Monday, May 07, 2007


Lakeland Ledger political columnist Bill Rufty has some strong words about threats by the national leadership of both major political parties to punish Florida after the Legislature voted last week to move our presidential preference primary to January 29.

He had interviewed former Polk County Commissioner Paul Senft, the state GOP's national committeeman, who noted the advantages of moving the primary by focusing on Florida's diversity and the fact that candidates and the media would have a better idea of how a broader spectrum of voters feel.

Rufty wrote:

"...both parties are very much tied to the old ways and traditions of doing party politics and vowed to punish any state that moved its primary to a date before Feb. 5.

"Both parties want to protect the importance of the teeny little caucus in Iowa and the equally teeny, tiny and homogenous vote in the New Hampshire primaries, traditionally the first states to select convention delegates for both parties. As such, they receive lots of attention from candidates who will forget them during the fall campaigns because they are so small in the number of voters.

"Old ways die hard.

"Still, Florida's position as one of the most populous states and a swing state will make its Jan. 29 primary one of the most pivotal in the nation.
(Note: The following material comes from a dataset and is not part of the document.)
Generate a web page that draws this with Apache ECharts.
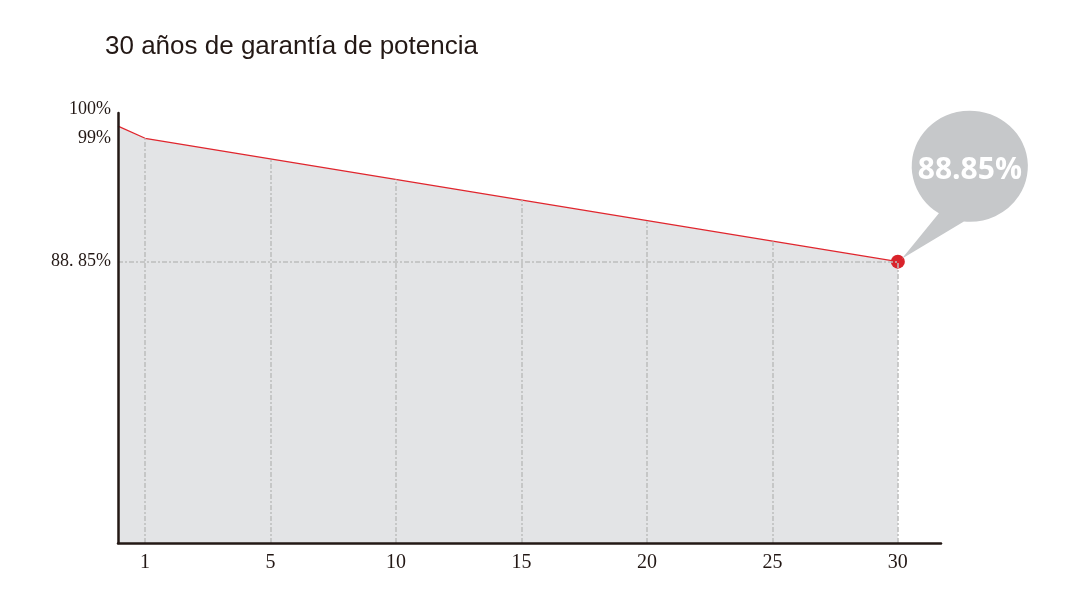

Who cares that the presidential candidates will have to change strategy?"

And at the end of the piece, Rufty noted:

"So what if Florida and South Carolina and maybe another state or two get penalized in 2008 for dragging the antiquated primary system into the open for all to view? Just remember, if the Republican and Democratic nominees win because of the head start they got from Florida, well, they get to choose their parties' new national chairmen.

"And the clowns of the national parties trying to hold on to the 19th century ways just might find themselves looking for a new position in the Flat Earth Society."